Internacional
Quinta-feira, 7 de novembro de 2024

Funeral de presidente do Haiti acontece em meio a protestos e dúvidas sobre assassinato

Em meio a um clima de instabilidade e a várias perguntas sem respostas sobre o assassinato de Jovenel Moïse, o caixão com o corpo do presidente do Haiti foi carregado por uma comitiva de homens em trajes militares em Cap-Haitien, onde ele nasceu e será enterrado nesta sexta-feira (23), mais de duas semanas após sua morte.
Coberto pela bandeira haitiana, o caixão também recebeu coroas de flores brancas –a cor do luto no país– e a bênção de um padre católico, em uma cerimônia que, de certa forma, simboliza a expectativa de que o país possa se recuperar das feridas históricas e das mais recentes.
Representantes de Estado estavam voando a Cap-Haitien para participar da série de cerimônias em memória de Moïse ao longo do final de semana. Questionado pela Folha se enviou algum representante ao Haiti, o Ministério das Relações Exteriores do Brasil não respondeu até a publicação desta reportagem.
A relativa calma durante o início do funeral do presidente contrasta com o cenário de convulsão social que se instalou nas ruas de Cap-Haitien nos últimos dois dias. Protestos de apoiadores de Moïse mancharam o céu com a fumaça preta de pneus em chamas.
Segundo o jornal americano The New York Times, alguns grupos tentaram bloquear estradas para impedir a entrada de pessoas de outras localidades que queriam acompanhar o funeral.
A mensagem dos manifestantes contraria o objetivo pelo qual o novo governo do Haiti disse trabalhar.

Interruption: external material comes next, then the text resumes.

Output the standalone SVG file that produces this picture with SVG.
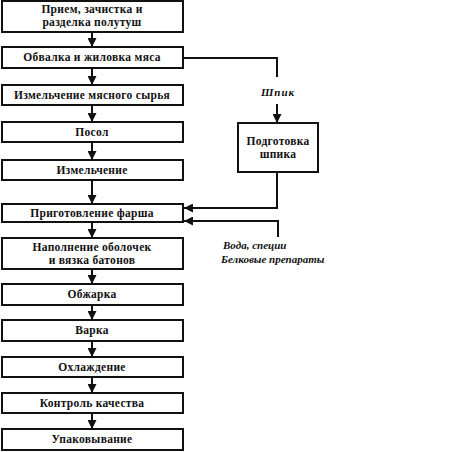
<svg xmlns="http://www.w3.org/2000/svg" width="474" height="452" viewBox="0 0 474 452">
<defs>
<marker id="ah" viewBox="0 0 10 10" refX="10" refY="5" markerWidth="4.5" markerHeight="4.5" orient="auto" markerUnits="strokeWidth">
<path d="M0,0 L10,5 L0,10 z" fill="#111"/>
</marker>
<style>
.box{fill:#fff;stroke:#111;stroke-width:2}
.t{font-family:"Liberation Serif","DejaVu Serif",serif;font-size:11.5px;letter-spacing:0.3px;font-weight:bold;fill:#111;text-anchor:middle}
.i{font-family:"Liberation Serif","DejaVu Serif",serif;font-size:11px;font-style:italic;font-weight:bold;fill:#111}
.c{fill:none;stroke:#111;stroke-width:2}
</style>
</defs>
<rect width="474" height="452" fill="#fff"/>
<g id="connectors">
<line class="c" x1="92" y1="32" x2="92" y2="47" marker-end="url(#ah)"/>
<line class="c" x1="92" y1="68" x2="92" y2="85" marker-end="url(#ah)"/>
<line class="c" x1="92" y1="105" x2="92" y2="122" marker-end="url(#ah)"/>
<line class="c" x1="92" y1="142" x2="92" y2="160" marker-end="url(#ah)"/>
<line class="c" x1="92" y1="180" x2="92" y2="204" marker-end="url(#ah)"/>
<line class="c" x1="92" y1="222" x2="92" y2="238" marker-end="url(#ah)"/>
<line class="c" x1="92" y1="269" x2="92" y2="284" marker-end="url(#ah)"/>
<line class="c" x1="92" y1="305" x2="92" y2="320" marker-end="url(#ah)"/>
<line class="c" x1="92" y1="341" x2="92" y2="357" marker-end="url(#ah)"/>
<line class="c" x1="92" y1="377" x2="92" y2="393" marker-end="url(#ah)"/>
<line class="c" x1="92" y1="413" x2="92" y2="429" marker-end="url(#ah)"/>
<polyline class="c" points="183,58 277,58 277,77"/>
<line class="c" x1="277" y1="104" x2="277" y2="123" marker-end="url(#ah)"/>
<polyline class="c" points="277,172 277,208 184,208" marker-end="url(#ah)"/>
<polyline class="c" points="278,237 278,221 184,221" marker-end="url(#ah)"/>
</g>
<g id="n1"><rect class="box" x="2" y="1" width="181" height="31"/><text class="t" x="92" y="13">Прием, зачистка и</text><text class="t" x="92" y="26">разделка полутуш</text></g>
<g id="n2"><rect class="box" x="2" y="47" width="181" height="21"/><text class="t" x="92" y="61">Обвалка и жиловка мяса</text></g>
<g id="n3"><rect class="box" x="2" y="85" width="181" height="20"/><text class="t" x="92" y="99">Измельчение мясного сырья</text></g>
<g id="n4"><rect class="box" x="2" y="122" width="181" height="20"/><text class="t" x="92" y="136">Посол</text></g>
<g id="n5"><rect class="box" x="2" y="160" width="181" height="20"/><text class="t" x="92" y="174">Измельчение</text></g>
<g id="n6"><rect class="box" x="2" y="204" width="181" height="18"/><text class="t" x="92" y="217">Приготовление фарша</text></g>
<g id="n7"><rect class="box" x="2" y="238" width="181" height="31"/><text class="t" x="92" y="251">Наполнение оболочек</text><text class="t" x="92" y="264">и вязка батонов</text></g>
<g id="n8"><rect class="box" x="2" y="284" width="181" height="21"/><text class="t" x="92" y="298">Обжарка</text></g>
<g id="n9"><rect class="box" x="2" y="320" width="181" height="21"/><text class="t" x="92" y="334">Варка</text></g>
<g id="n10"><rect class="box" x="2" y="357" width="181" height="20"/><text class="t" x="92" y="371">Охлаждение</text></g>
<g id="n11"><rect class="box" x="2" y="393" width="181" height="20"/><text class="t" x="92" y="407">Контроль качества</text></g>
<g id="n12"><rect class="box" x="2" y="429" width="181" height="21"/><text class="t" x="92" y="443">Упаковывание</text></g>
<g id="n13"><rect class="box" x="238" y="123" width="80" height="49"/><text class="t" x="278" y="145">Подготовка</text><text class="t" x="278" y="158">шпика</text></g>
<g id="labels">
<text class="i" x="278" y="96" text-anchor="middle" letter-spacing="1">Шпик</text>
<text class="i" x="223" y="249">Вода, специи</text>
<text class="i" x="221" y="263">Белковые препараты</text>
</g>
</svg>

Ao assumir o poder na última terça-feira (20), o primeiro-ministro Ariel Henry disse ser um “democrata e um homem de diálogo” e prometeu agir pelo apaziguamento político no país.
O discurso, no entanto, ainda não convenceu parte da população. “Mandamos alguém vivo, eles mandaram de volta um cadáver”, disse o mecânico Frantz Atole, 42, acrescentando que os atos de protesto devem continuar. “Este país não vai ficar em silêncio.”
Outra manifestante em Cap-Haitien culpa “a burguesia de Porto Príncipe”, capital do país, pela morte de Moïse e pelo cenário de tensão instalado no Haiti. “Tudo o que estou pedindo é que fechem todas as ruas para impedi-los de chegar [ao funeral]”, disse a estudante Emmanuella Joseph, 20, chorando em um trecho da estrada bloqueado pelos protestos.
Na cidade natal do presidente assassinado, foram montados palcos com bastante iluminação, e a estrada de tijolos que leva ao mausoléu da família foi pavimentada. Situado em um terreno onde ele viveu quando menino, o local onde Moïse será enterrado fica à sombra de árvores frutíferas e a poucos passos do túmulo de seu pai.
Conhecido no país como “Homem Banana”, devido à carreira que construiu como exportador da fruta antes de entrar na política, Moïse não conseguiu reprimir a violência de gangues que cresceu durante seu mandato e enfrentou grandes protestos contra seu governo devido a acusações de corrupção e de autoritarismo.
Em Cap-Haitien, no entanto, o apoio ao presidente ainda se traduz, nesta sexta, em cartazes espalhados pelos edifícios da cidade, onde se liam frases em crioulo haitiano, um dos idiomas oficiais do país, como “eles mataram o corpo, mas o sonho nunca morrerá” e “Jovenel Moïse, defensor dos pobres”.
Moïse foi morto em casa na madrugada do último dia 7. Sua mulher, Martine Moïse, ficou gravemente ferida e foi levada a Miami para receber tratamento médico. Ela voltou ao Haiti dez dias depois, usando colete à prova de balas.
Até agora, não há conclusão sobre quem foi o mandante do assassinato nem a razão do crime. Segundo o governo haitiano, o presidente foi morto por um grupo de mercenários, que incluía militares colombianos aposentados. Mais de 20 pessoas foram presas por conexão com o caso.
Um dos investigados como um dos possíveis mandantes é Claude Joseph, que era o premiê interino na ocasião do crime e assumiu o comando do país até a posse de Henry nesta semana. Segundo reportagens publicadas na pela imprensa colombiana –mais de 20 suspeitos pelo crime são ex-militares do país sul-americano, a ideia de Joseph seria prender Moïse, alvo de contestação pela forma autoritária com que governava, mas o então primeiro-ministro teria mudado de ideia e resolvido mandar matá-lo. A polícia haitiana nega que o ex-premiê, agora titular da pasta de Relações Exteriores, esteja sob investigação.